# DIRECTION
Copy out exactly the lines spanning the line with "Rebuild this chart" to the line with "const yMinorTicks = [0.1, 0.2, 0.3, 0.4, 0.6, 0.7, 0.8, 0.9];", inclusive, from the data underneath, with no pictures.

# ENTRIES SUPPLIED
____

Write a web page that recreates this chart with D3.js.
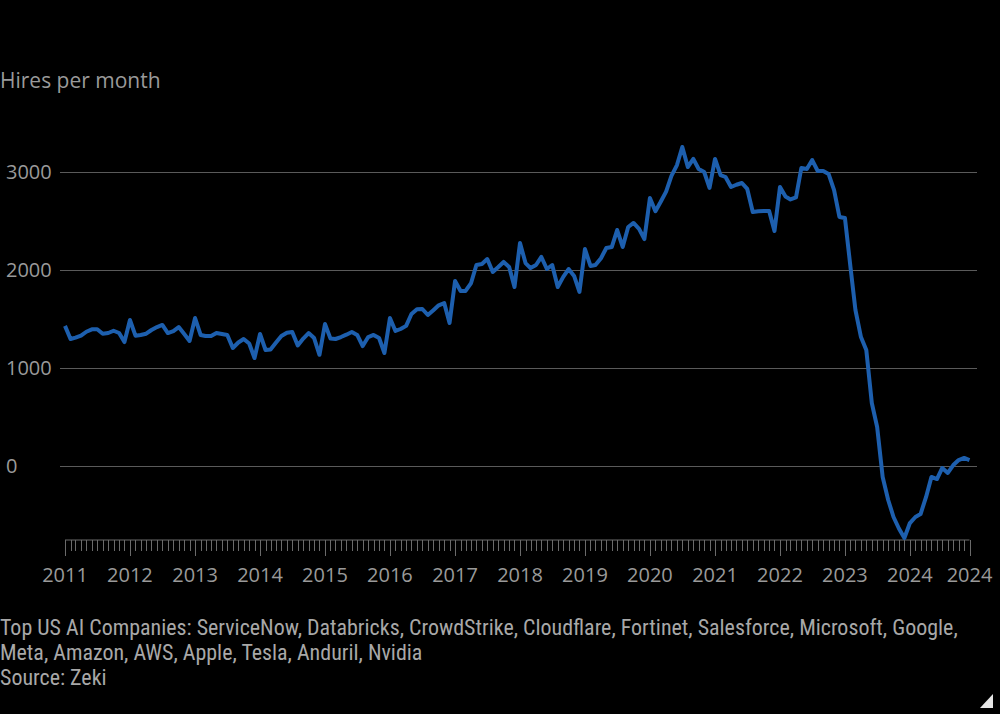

____

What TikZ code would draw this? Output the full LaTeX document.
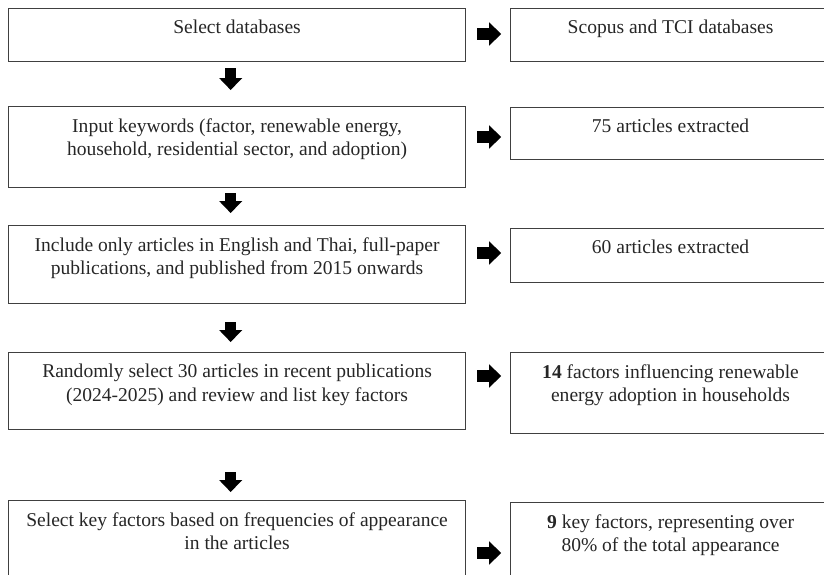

____

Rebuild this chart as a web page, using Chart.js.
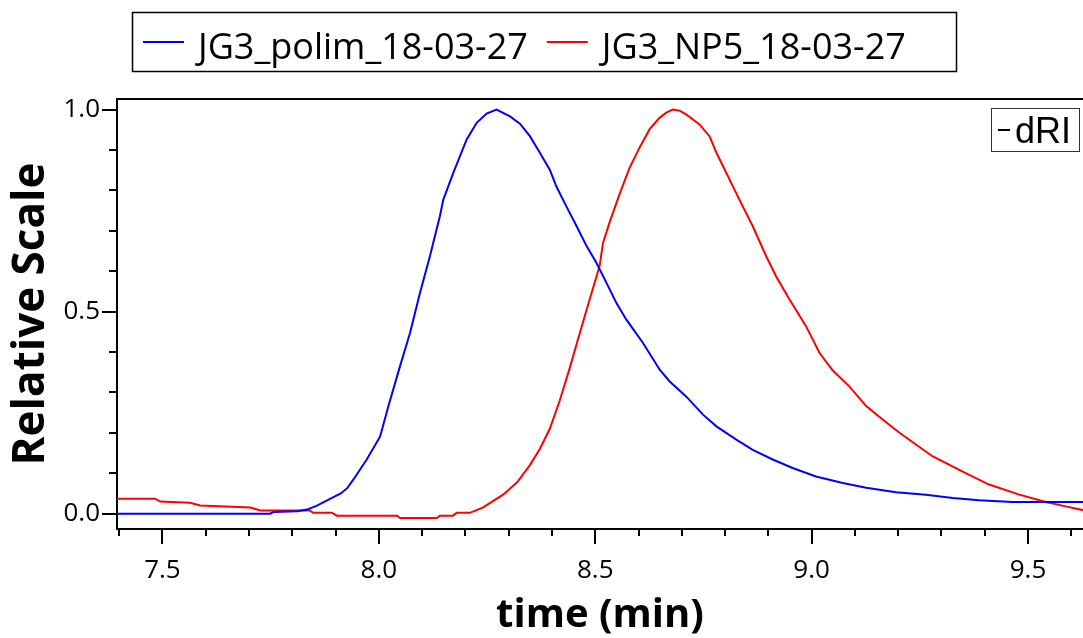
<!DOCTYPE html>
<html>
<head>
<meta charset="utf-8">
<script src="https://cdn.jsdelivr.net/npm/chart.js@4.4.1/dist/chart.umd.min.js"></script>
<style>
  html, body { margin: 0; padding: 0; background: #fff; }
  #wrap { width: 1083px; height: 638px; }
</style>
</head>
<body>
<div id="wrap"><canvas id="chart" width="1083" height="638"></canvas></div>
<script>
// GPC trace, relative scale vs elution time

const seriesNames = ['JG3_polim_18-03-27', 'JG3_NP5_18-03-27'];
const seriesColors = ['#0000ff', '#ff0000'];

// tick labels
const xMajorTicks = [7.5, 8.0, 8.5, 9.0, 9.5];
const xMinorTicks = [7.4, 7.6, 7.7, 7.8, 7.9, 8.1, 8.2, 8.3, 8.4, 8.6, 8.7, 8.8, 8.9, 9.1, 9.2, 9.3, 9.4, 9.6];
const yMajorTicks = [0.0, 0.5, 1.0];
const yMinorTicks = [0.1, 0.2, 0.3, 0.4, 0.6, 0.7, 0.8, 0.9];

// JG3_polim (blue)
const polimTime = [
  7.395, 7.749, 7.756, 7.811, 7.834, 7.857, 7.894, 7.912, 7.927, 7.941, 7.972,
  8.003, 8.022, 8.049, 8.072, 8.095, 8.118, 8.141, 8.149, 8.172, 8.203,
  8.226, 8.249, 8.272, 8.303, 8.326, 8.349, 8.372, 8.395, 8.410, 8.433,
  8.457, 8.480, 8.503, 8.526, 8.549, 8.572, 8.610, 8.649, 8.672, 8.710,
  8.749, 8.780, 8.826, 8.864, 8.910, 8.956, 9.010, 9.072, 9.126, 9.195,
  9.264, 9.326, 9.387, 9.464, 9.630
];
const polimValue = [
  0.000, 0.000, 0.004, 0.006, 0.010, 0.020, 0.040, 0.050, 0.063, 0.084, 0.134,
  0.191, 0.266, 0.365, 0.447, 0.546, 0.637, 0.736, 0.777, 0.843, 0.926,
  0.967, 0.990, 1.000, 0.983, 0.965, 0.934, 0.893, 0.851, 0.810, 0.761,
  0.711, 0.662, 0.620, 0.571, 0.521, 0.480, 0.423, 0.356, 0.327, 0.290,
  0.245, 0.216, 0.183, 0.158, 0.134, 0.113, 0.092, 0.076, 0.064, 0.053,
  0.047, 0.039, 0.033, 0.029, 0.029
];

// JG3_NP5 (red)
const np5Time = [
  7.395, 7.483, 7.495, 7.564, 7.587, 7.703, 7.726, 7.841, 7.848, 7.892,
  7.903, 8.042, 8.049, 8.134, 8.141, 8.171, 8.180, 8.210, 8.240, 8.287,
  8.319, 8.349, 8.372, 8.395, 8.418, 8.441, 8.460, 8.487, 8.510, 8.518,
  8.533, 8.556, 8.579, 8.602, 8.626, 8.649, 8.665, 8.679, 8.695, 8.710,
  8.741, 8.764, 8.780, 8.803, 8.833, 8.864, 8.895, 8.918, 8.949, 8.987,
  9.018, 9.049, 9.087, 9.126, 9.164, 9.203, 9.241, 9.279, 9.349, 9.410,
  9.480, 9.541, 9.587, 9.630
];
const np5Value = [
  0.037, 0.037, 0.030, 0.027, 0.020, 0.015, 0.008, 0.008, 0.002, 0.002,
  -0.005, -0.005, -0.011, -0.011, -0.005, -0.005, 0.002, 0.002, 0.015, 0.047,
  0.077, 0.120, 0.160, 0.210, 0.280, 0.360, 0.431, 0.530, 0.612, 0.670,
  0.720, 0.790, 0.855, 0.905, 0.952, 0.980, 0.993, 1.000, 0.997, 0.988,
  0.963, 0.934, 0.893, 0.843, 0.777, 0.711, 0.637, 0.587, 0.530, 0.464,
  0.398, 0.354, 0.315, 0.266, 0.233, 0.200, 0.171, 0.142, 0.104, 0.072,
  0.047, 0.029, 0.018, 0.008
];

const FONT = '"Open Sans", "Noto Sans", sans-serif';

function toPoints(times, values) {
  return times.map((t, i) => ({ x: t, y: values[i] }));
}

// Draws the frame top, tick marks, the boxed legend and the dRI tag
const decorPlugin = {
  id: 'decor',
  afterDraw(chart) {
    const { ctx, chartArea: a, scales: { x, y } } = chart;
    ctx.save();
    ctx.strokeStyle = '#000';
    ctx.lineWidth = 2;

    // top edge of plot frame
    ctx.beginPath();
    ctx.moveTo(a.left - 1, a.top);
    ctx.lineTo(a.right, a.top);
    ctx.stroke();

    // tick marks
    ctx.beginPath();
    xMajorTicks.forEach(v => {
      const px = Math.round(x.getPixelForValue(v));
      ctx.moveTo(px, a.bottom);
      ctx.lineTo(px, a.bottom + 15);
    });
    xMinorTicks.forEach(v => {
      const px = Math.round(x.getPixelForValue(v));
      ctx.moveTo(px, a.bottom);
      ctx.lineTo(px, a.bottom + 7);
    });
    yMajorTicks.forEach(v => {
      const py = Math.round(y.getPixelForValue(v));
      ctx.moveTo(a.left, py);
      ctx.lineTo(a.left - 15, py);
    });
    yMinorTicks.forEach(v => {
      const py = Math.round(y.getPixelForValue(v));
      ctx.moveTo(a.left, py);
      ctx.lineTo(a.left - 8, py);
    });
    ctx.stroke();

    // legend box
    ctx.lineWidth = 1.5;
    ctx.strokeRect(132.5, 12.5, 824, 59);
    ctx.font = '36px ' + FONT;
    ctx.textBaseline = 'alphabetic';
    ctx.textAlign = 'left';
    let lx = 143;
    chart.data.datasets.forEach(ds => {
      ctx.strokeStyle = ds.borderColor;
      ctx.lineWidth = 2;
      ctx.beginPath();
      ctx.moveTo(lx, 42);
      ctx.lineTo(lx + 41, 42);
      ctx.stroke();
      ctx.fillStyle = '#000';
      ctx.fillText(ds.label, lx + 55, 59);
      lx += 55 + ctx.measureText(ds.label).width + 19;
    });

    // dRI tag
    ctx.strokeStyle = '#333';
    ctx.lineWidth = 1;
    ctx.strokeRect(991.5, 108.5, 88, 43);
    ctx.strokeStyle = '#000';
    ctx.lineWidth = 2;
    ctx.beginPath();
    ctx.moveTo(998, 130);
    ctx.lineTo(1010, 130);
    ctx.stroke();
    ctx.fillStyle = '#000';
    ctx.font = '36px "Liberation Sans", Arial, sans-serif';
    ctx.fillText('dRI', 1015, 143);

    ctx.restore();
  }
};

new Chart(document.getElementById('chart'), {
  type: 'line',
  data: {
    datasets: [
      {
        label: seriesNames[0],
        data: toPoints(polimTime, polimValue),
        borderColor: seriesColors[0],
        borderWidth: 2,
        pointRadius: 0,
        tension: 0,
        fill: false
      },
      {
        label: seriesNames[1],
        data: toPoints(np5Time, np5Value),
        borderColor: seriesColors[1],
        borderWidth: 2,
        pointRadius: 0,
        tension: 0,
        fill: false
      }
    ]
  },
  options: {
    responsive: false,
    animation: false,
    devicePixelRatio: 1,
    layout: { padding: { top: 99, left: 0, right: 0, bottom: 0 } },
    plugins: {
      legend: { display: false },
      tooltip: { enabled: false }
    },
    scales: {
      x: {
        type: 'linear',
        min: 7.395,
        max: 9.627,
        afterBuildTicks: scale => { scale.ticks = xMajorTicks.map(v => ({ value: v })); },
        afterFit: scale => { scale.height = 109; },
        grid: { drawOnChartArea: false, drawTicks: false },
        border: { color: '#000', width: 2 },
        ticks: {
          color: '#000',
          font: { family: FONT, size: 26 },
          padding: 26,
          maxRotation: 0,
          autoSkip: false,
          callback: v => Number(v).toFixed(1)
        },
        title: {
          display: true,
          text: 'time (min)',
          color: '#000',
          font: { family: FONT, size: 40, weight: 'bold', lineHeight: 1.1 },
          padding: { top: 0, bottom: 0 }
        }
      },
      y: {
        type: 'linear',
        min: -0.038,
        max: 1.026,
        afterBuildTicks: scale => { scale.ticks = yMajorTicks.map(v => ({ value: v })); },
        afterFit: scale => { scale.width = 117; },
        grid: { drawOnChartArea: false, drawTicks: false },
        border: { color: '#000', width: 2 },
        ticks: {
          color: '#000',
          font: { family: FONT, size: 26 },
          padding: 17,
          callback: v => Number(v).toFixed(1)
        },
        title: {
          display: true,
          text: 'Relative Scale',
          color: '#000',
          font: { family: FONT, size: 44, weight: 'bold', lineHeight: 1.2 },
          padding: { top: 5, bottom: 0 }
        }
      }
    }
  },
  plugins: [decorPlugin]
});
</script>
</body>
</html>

____

# FINAL RESULT
Rebuild this chart as a web page, using Chart.js.
<!DOCTYPE html>
<html>
<head>
<meta charset="utf-8">
<script src="https://cdn.jsdelivr.net/npm/chart.js@4.4.1/dist/chart.umd.min.js"></script>
<style>
  html, body { margin: 0; padding: 0; background: #fff; }
  #wrap { width: 1083px; height: 638px; }
</style>
</head>
<body>
<div id="wrap"><canvas id="chart" width="1083" height="638"></canvas></div>
<script>
// GPC trace, relative scale vs elution time

const seriesNames = ['JG3_polim_18-03-27', 'JG3_NP5_18-03-27'];
const seriesColors = ['#0000ff', '#ff0000'];

// tick labels
const xMajorTicks = [7.5, 8.0, 8.5, 9.0, 9.5];
const xMinorTicks = [7.4, 7.6, 7.7, 7.8, 7.9, 8.1, 8.2, 8.3, 8.4, 8.6, 8.7, 8.8, 8.9, 9.1, 9.2, 9.3, 9.4, 9.6];
const yMajorTicks = [0.0, 0.5, 1.0];
const yMinorTicks = [0.1, 0.2, 0.3, 0.4, 0.6, 0.7, 0.8, 0.9];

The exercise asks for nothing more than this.